We also compared this year's quarterbacks with their counterparts from 10 and 20 years ago, and the old-timers won by roughly the same margin. What does this prove? Only that in an era in which athletic performance is supposedly improving in all sports, quarterbacking at the professional level isn't as good as it used to be. Granted, the signal callers of 15 years ago didn't have to look at the changing spectrum of 3-4, 4-3, nickel, dime and seven-back defenses. But I can see Namath, who carved up Baltimore's rather simplistic strongside rotation zone in Super Bowl III, doing the same thing to today's nickel and dime backs, zipping them to death with his 15-yard squareouts.
Many coaches say the physical pressure on the modern quarterbacks—in particular, the swarms of mobile Lawrence Taylor-type linebackers coming at them off a variety of stunts—is unhinging a lot of them. But players like Namath and Jurgensen killed blitzes because they got the ball away so quickly, in much the same way that Kosar eats up the blitz nowadays.
One reason today's quarterbacks are seeing so many blitzes and stunts is that, thanks to the strangleholds offensive linemen are permitted, defenses are having a hard time getting the job done with three and even four down linemen. Moreover, colleges aren't producing great defensive linemen anymore. The talent there is even drier than at quarterback. Any scout will tell you that.

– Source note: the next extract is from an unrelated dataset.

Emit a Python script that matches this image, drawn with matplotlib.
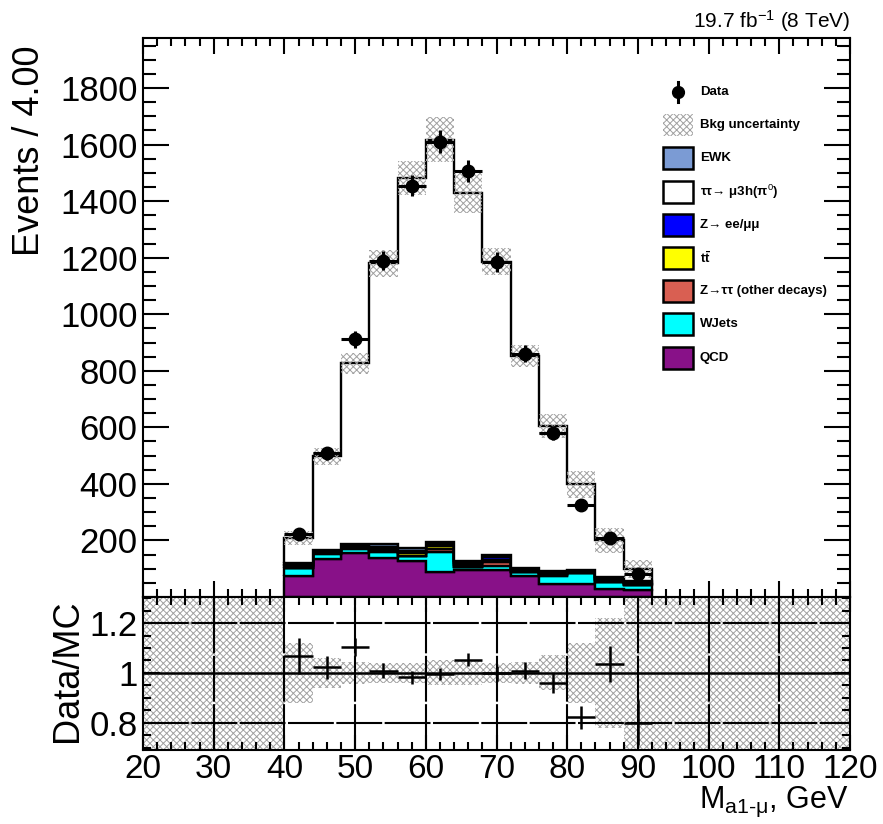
import matplotlib
matplotlib.use("Agg")
import matplotlib.pyplot as plt
import numpy as np
from matplotlib.lines import Line2D
from matplotlib.patches import Rectangle
from matplotlib.ticker import MultipleLocator

plt.rcParams["font.family"] = ["Liberation Sans", "DejaVu Sans"]
plt.rcParams["mathtext.fontset"] = "custom"
plt.rcParams["mathtext.rm"] = "Liberation Sans"
plt.rcParams["mathtext.it"] = "Liberation Sans:italic"
plt.rcParams["mathtext.bf"] = "Liberation Sans:bold"
plt.rcParams["hatch.linewidth"] = 0.7

# binning: 4 GeV bins from 40 to 92
bin_edges = [40, 44, 48, 52, 56, 60, 64, 68, 72, 76, 80, 84, 88, 92]

data = [222, 508, 912, 1190, 1455, 1610, 1506, 1184, 861, 580, 327, 207, 80]

# stacked backgrounds, bottom -> top
qcd = [76, 135, 156, 137, 127, 88, 94, 94, 73, 47, 47, 29, 23]
wjets = [26, 18, 14, 22, 17, 71, 11, 17, 15, 29, 37, 23, 18]
ztt_other = [2, 2, 2, 2, 2, 12, 2, 12, 2, 1, 1, 1, 1]
ttbar = [5, 4, 5, 8, 9, 8, 7, 9, 4, 5, 3, 6, 4]
zll = [5, 4, 4, 8, 9, 7, 6, 8, 4, 4, 3, 6, 4]
ewk = [6, 4, 5, 9, 10, 8, 7, 9, 4, 5, 3, 7, 5]
signal = [88, 330, 640, 994, 1307, 1424, 1303, 1037, 751, 513, 304, 128, 45]

# relative background uncertainty per bin
rel_unc = [0.12, 0.06, 0.045, 0.04, 0.04, 0.05, 0.05, 0.04, 0.045, 0.07, 0.12, 0.22, 0.32]

TT = r"$\mathbf{t\bar{t}}$"
SIG = r"ττ→ μ3h(π$^{0}$)"
colors = {
    "QCD": "#881188",
    "WJets": "#00ffff",
    "Z→ττ (other decays)": "#d95f52",
    TT: "#ffff00",
    "Z→ ee/μμ": "#0000ff",
    "EWK": "#7b9bd4",
    SIG: "#ffffff",
}
stack = [
    ("QCD", qcd),
    ("WJets", wjets),
    ("Z→ττ (other decays)", ztt_other),
    (TT, ttbar),
    ("Z→ ee/μμ", zll),
    ("EWK", ewk),
    (SIG, signal),
]
legend_order = ["EWK", SIG, "Z→ ee/μμ", TT, "Z→ττ (other decays)", "WJets", "QCD"]

edges = np.array(bin_edges, dtype=float)
centers = 0.5 * (edges[:-1] + edges[1:])
half_w = 0.5 * (edges[1:] - edges[:-1])
data = np.array(data, dtype=float)

W, H = 883, 824
fig = plt.figure(figsize=(W / 100, H / 100), dpi=100)
ax = fig.add_axes([143 / W, 1 - 597 / H, 707 / W, 559 / H])
rax = fig.add_axes([143 / W, 1 - 750 / H, 707 / W, 153 / H])

# ---- main panel ----
bottom = np.zeros(len(data))
for name, vals in stack:
    vals = np.array(vals, dtype=float)
    ax.stairs(bottom + vals, edges, baseline=bottom.copy(), fill=True,
              facecolor=colors[name], edgecolor="black", linewidth=1.7, zorder=2)
    bottom = bottom + vals
total = bottom

hatch_kw = dict(facecolor="none", edgecolor="#a0a0a0", hatch="xxxxx", linewidth=0)
unc = total * np.array(rel_unc)
ax.stairs(total + unc, edges, baseline=total - unc, fill=True, zorder=3, **hatch_kw)

ax.errorbar(centers, data, xerr=half_w, yerr=np.sqrt(data), fmt="o", color="black",
            markersize=9, elinewidth=2.2, capsize=0, zorder=5)

ax.set_xlim(20, 120)
ax.set_ylim(0, 1977)
ax.set_yticks(range(200, 1801, 200))
ax.yaxis.set_minor_locator(MultipleLocator(50))
ax.xaxis.set_major_locator(MultipleLocator(10))
ax.xaxis.set_minor_locator(MultipleLocator(2))
ax.tick_params(axis="both", which="both", direction="in", top=True, right=True,
               labelbottom=False, width=1.5, labelsize=25, pad=4)
ax.tick_params(axis="y", which="major", length=19)
ax.tick_params(axis="y", which="minor", length=9.5)
ax.tick_params(axis="x", which="major", length=11.5)
ax.tick_params(axis="x", which="minor", length=6)
for s in ax.spines.values():
    s.set_linewidth(1.5)

# ---- ratio panel ----
ratio = data / total
ratio_err = np.sqrt(data) / total
rax.stairs(1 + np.array(rel_unc), edges, baseline=1 - np.array(rel_unc), fill=True,
           zorder=1, **hatch_kw)
rax.fill_between([20, edges[0]], 0.5, 1.5, zorder=1, **hatch_kw)
rax.fill_between([edges[-1], 120], 0.5, 1.5, zorder=1, **hatch_kw)

grid_ls = (0, (22, 1.2))
for gx in range(30, 111, 10):
    rax.axvline(gx, color="black", linewidth=1.5, linestyle=grid_ls, zorder=2)
for gy in (0.8, 1.2):
    rax.axhline(gy, color="black", linewidth=1.5, linestyle=grid_ls, zorder=2)
rax.axhline(1.0, color="black", linewidth=1.8, zorder=2)

rax.errorbar(centers, ratio, xerr=half_w, yerr=ratio_err, fmt="none", ecolor="black",
             elinewidth=1.8, capsize=0, zorder=4)

rax.set_xlim(20, 120)
rax.set_ylim(0.69, 1.305)
rax.set_yticks([0.8, 1.0, 1.2])
rax.set_yticklabels(["0.8", "1", "1.2"])
rax.yaxis.set_minor_locator(MultipleLocator(0.05))
rax.xaxis.set_major_locator(MultipleLocator(10))
rax.xaxis.set_minor_locator(MultipleLocator(2))
rax.tick_params(axis="both", which="both", direction="in", top=True, right=True,
                width=1.5, labelsize=24, pad=3)
rax.tick_params(axis="y", labelsize=25, pad=4)
rax.tick_params(axis="x", which="major", length=11)
rax.tick_params(axis="x", which="minor", length=6)
rax.tick_params(axis="y", which="major", length=12)
rax.tick_params(axis="y", which="minor", length=6)
for s in rax.spines.values():
    s.set_linewidth(1.5)

# ---- labels ----
fig.text(30 / W, 1 - 45 / H, "Events / 4.00", rotation=90, ha="center", va="top", fontsize=26)
fig.text(68 / W, 1 - 671 / H, "Data/MC", rotation=90, ha="center", va="center", fontsize=26)
fig.text(849 / W, 1 - 808 / H, r"M$_{\mathrm{a1}\text{-}\mathrm{μ}}$, GeV", ha="right",
         va="baseline", fontsize=22)
fig.text(850 / W, 1 - 28 / H, r"19.7 fb$^{\mathrm{-1}}$ (8 TeV)", ha="right",
         va="baseline", fontsize=15)

# ---- legend (drawn by hand in pixel positions) ----
def fx(px):
    return px / W

def fy(py):
    return 1 - py / H

leg_x0, leg_x1, leg_y0, leg_dy, box_h = 663, 693, 92, 33.2, 22
fig.add_artist(Line2D([fx(678), fx(678)], [fy(leg_y0 - 10), fy(leg_y0 + 10)],
                      color="black", linewidth=2.2))
fig.add_artist(Line2D([fx(678)], [fy(leg_y0)], marker="o", markersize=8.5,
                      color="black", linestyle="none"))
fig.text(fx(700), fy(leg_y0), "Data", fontsize=9.5, fontweight="bold", va="center")

yy = leg_y0 + leg_dy
fig.add_artist(Rectangle((fx(leg_x0), fy(yy + box_h / 2)), (leg_x1 - leg_x0) / W, box_h / H,
                         transform=fig.transFigure, **hatch_kw))
fig.text(fx(700), fy(yy), "Bkg uncertainty", fontsize=9.5, fontweight="bold", va="center")

for i, name in enumerate(legend_order):
    yy = leg_y0 + (i + 2) * leg_dy
    fig.add_artist(Rectangle((fx(leg_x0), fy(yy + box_h / 2)), (leg_x1 - leg_x0) / W, box_h / H,
                             transform=fig.transFigure, facecolor=colors[name],
                             edgecolor="black", linewidth=1.8))
    fig.text(fx(700), fy(yy), name, fontsize=9.5, fontweight="bold", va="center")

fig.savefig("out.png", dpi=100)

The top quarterbacks of 20 years ago didn't worry about the blitzers. They were too concerned with the likes of Deacon Jones, Merlin Olsen and Richie (Tombstone) Jackson. Remember Tombstone? He had a head slap that split helmets. Talk about pressure.
Now the pressure is mental. A kid is two years out of college, has a million-dollar contract, and the fans, media and owners want to get him in there so he can start earning his paycheck. When he takes the snap, half the time he doesn't know what he's looking at. "He's thinking, Is it a nickel, is it a dime, two linebackers, three?" says Theismann. "Nowadays you need an accountant in the huddle with you, a 12th man just to inform the quarterback as to who the defense has on the field."
Something you never hear anymore is quarterbacks complaining that they don't get to call their own plays. Says Giants general manager George Young, "Hell, they're thankful that they don't have to. They have enough to worry about. But at one time all you heard was about how dehumanizing it was."
Maybe that's part of the problem—too many mechanical quarterbacks. Make the right read, find the right receiver, don't screw up, earn your million bucks. "Two years ago I was talking to Bobby Dodd, the old Georgia Tech coach," says the Redskins' offensive coordinator, Dan Henning. "I asked him what was the most important factor in offensive football today. He said, 'Make sure that before the quarterback kills the other team, he doesn't kill your team.' "
What are NFL teams looking for: take-charge leaders or nonscrewups? "Some guys can't handle the pressure, even though they have the physical skills," says Staubach. "The big money produces pressure to win right away. Maybe it has them a little shell-shocked. NFL quarterbacking is dealing with pressure on a consistent basis."
Staubach was the ultimate two-minute quarterback. Joe Kapp was tough; he would take on linebackers. Gabriel was indestructible. Tarkenton, Namath, Unitas, Bradshaw, Fouts—they all had their individual styles. Now, once you get past the top few, the quarterbacks tend to blur into a kind of gray competence.
People talk about the running quarterbacks, such as Cunningham, Elway and Young, as if they were a new breed. True, they get down the field more quickly than their predecessors did, but the NFL has always had great running quarterbacks. Remember Marlin (the Magician) Briscoe in Denver and Douglass with his ferocious gallops in Chicago? ("Six foot four, 225 pounds of quarterback or whatever you want to call him," was Frank Gifford's line about Douglass.) The league has always had great scramblers, too, instinctive escape artists like Tarkenton, and Griese in his younger years. You can go back as far as Frankie Albert in San Francisco. Watch some of those old films of Albert and you'll be amazed.
My god, that's 40 years ago! I can see the smirks, hear the polite tee-hees. Leave the poor old guy under the tree with his memories. It's just that something has gone out of the position—individuality, toughness, style, call it what you want. "I see burnout," says Theismann. "I don't think freshmen should play varsity football. I don't think college players should be in year-round programs. I played baseball at Notre Dame, and in the summer I unloaded boxes and delivered beer in Somerville, New Jersey. Football wasn't a 12-month operation. Everybody has to step away from the game and rejuvenate himself mentally and physically. Counting all the off-season workouts, by the time a kid is a senior in college he's probably done as much throwing as a third-or fourth-year pro used to do. An arm has only so many throws. I don't think you'll see many more 15-year vets."